I will admit that I was kind of hoping for a reappearance of Duke’s mother. She was freaking hilarious. And Helen’s Alexandrian approach to “solving” the box was brilliant.

Which was kind of the point of Blanc’s rant about how stupid Bron and his plan was. I mean, there’s clearly a potshot at the fanboys who insist their alpha tech / social media guru is playing 5D chess even when he’s doing incredibly stupid shit, but the twist here is literally that it’s not a cleverly planned murder plot at all, but just a lying dumbass winging it.

Because then he gets asked why he didn’t just burn it, which he then does, much like the “gun on the table in the dark” thing. Because that’s the kind of idiot he is.

Whereas Helen waves it around because she’s really pissed off.

Quite a funny scene, but sad too. I note that there was a dedication to Lansbury and Sondheim in the credits.
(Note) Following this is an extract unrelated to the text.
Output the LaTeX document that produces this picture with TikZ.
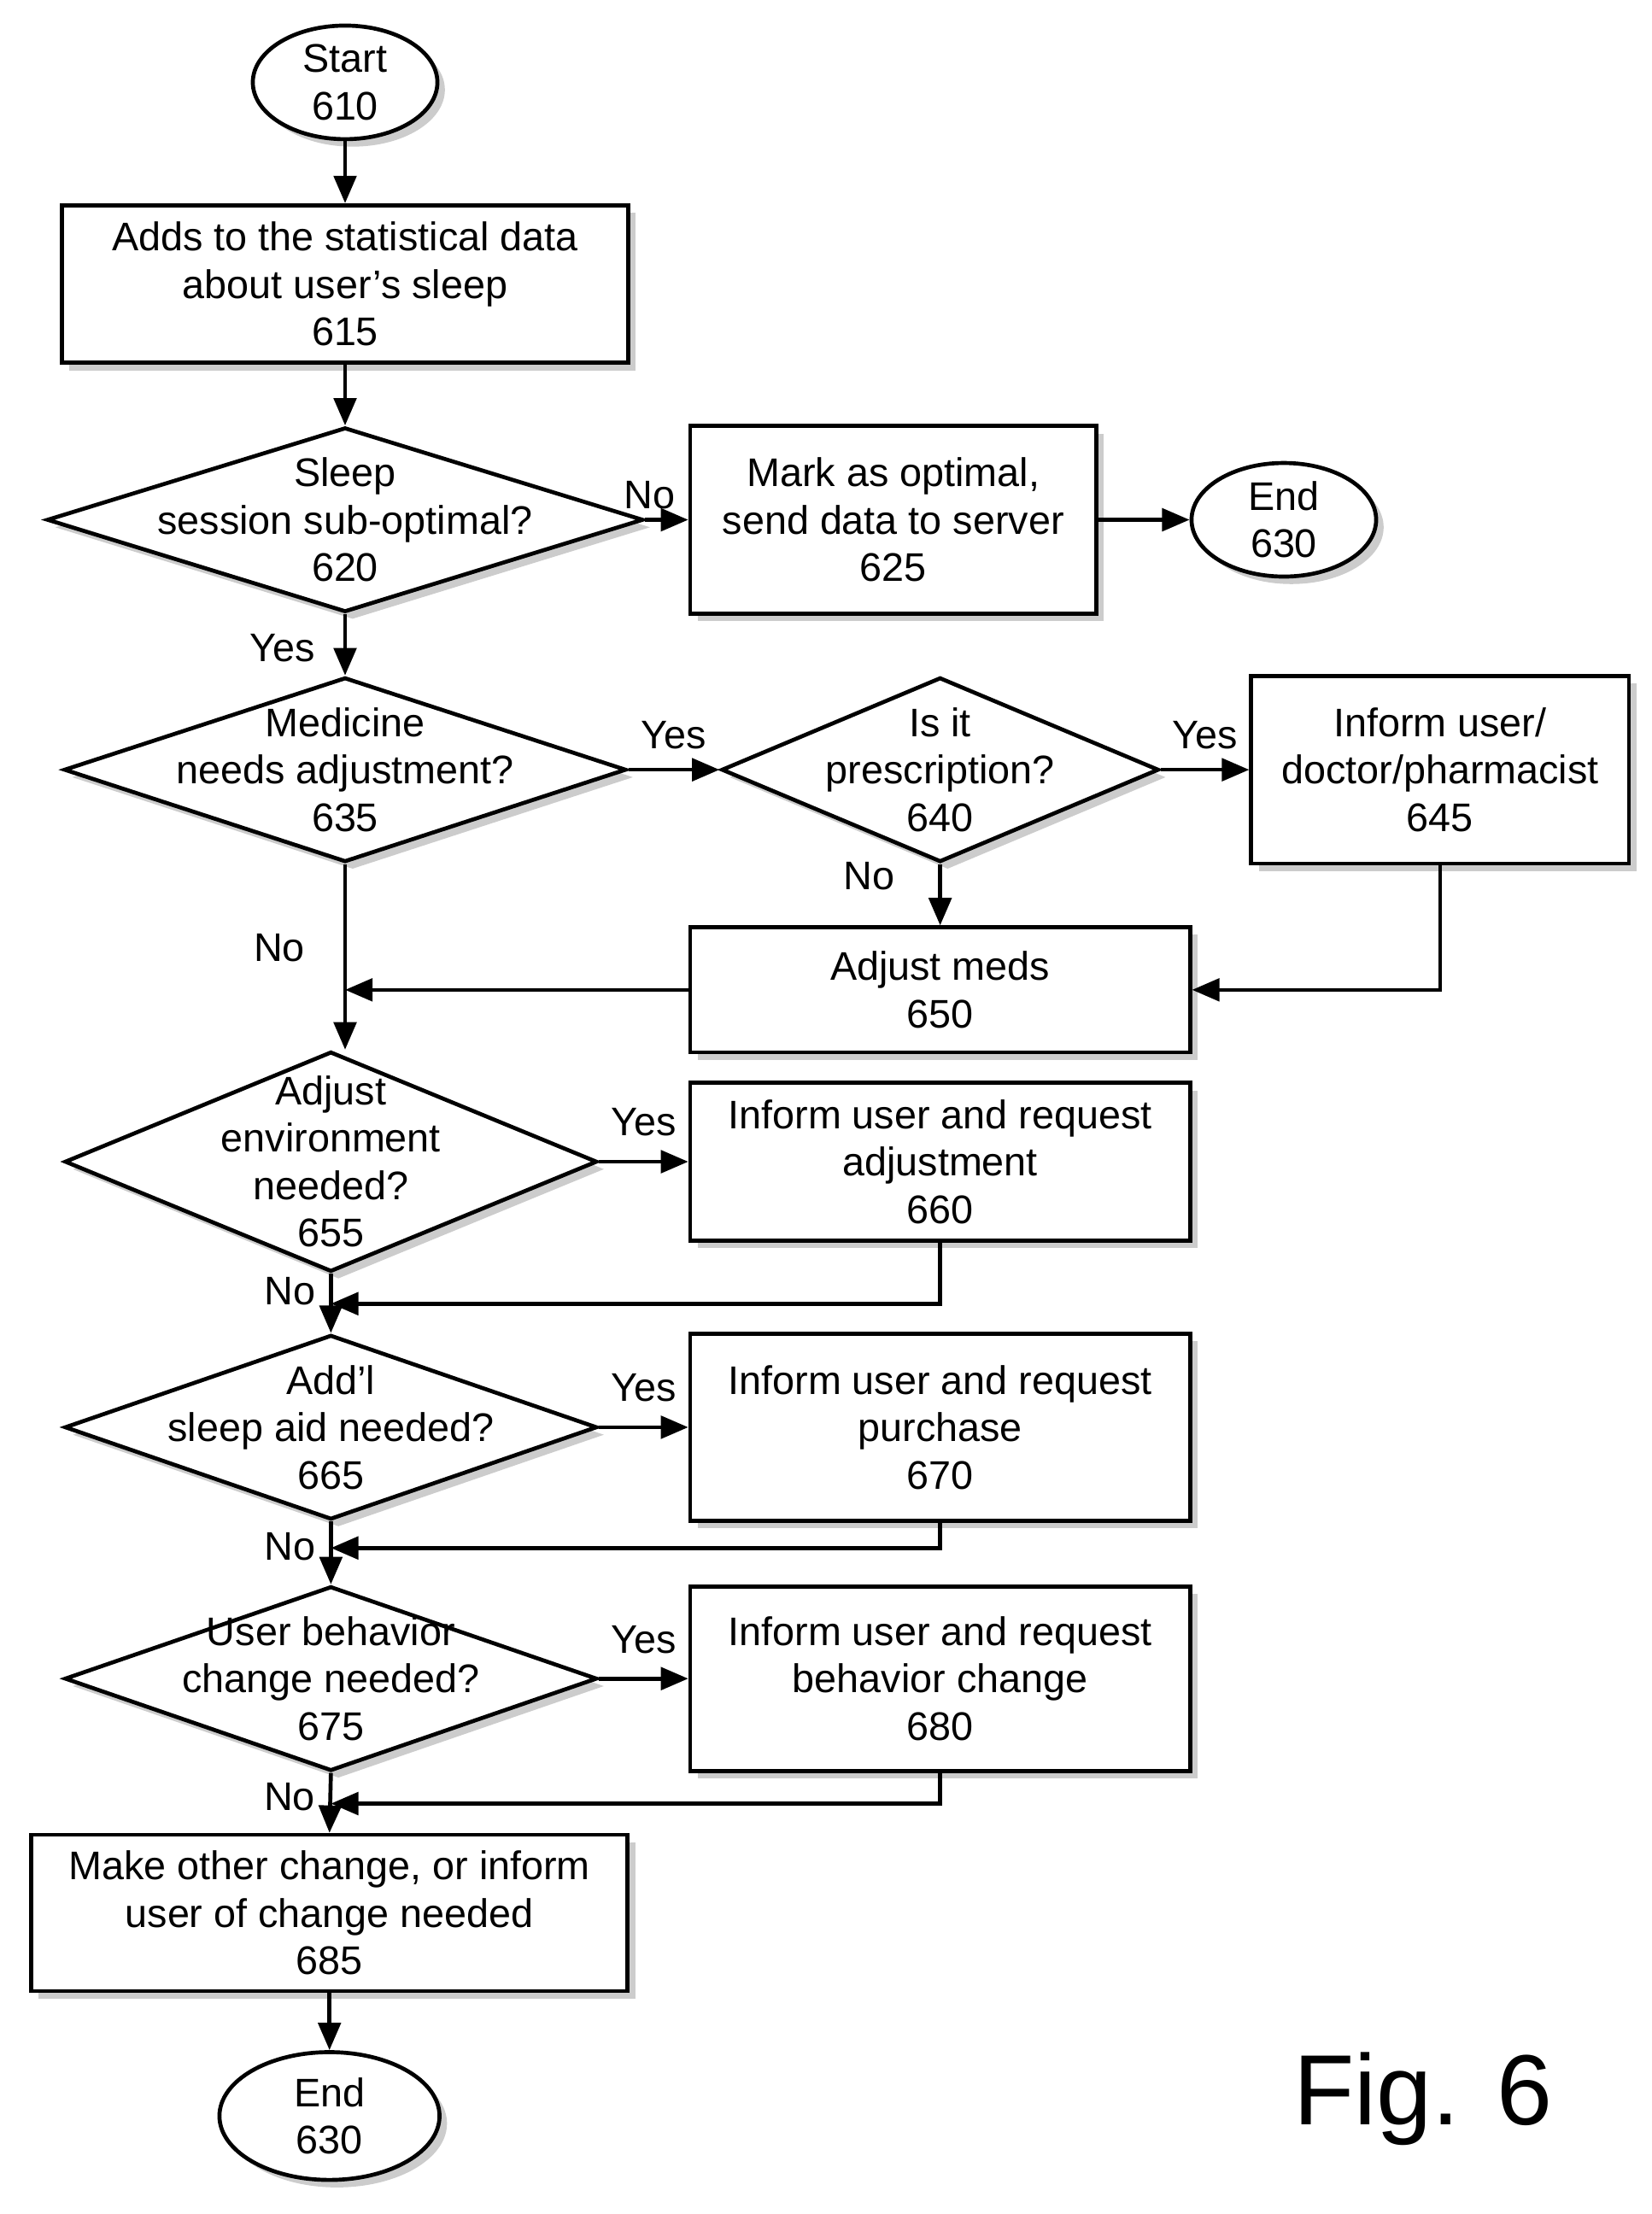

Is it that he’s mad about what happened to his piano?

He wears a neckerchief and Manolo sandals. I’m just saying.

I highly recommend Russian Doll (Netflix) which Lyonne co-wrote and stars in, if you haven’t seen it. S1 in particular is fantastic.

Yo-yo Ma took me a moment - it’s been a long time since I’ve seen him and (like all of us) he’s aged. And it was “Fitness With Serena”.

Ha! Me too!

But the improvised murder was itself incredibly stupid and unnecessary. He panicked and thought he had to do it right away, which he didn’t, and the whole thing would’ve unraveled and made him the prime suspect the instant autopsy results came in.

One of the videos I watched pointed out that early in the movie we learn that the guests were asked to provide a form with dietary restrictions, so that even if Bron didn’t already know about Duke’s allergy to pineapple from their long personal association, he got it from that form.

Is fatal allergy to pineapple really a thing?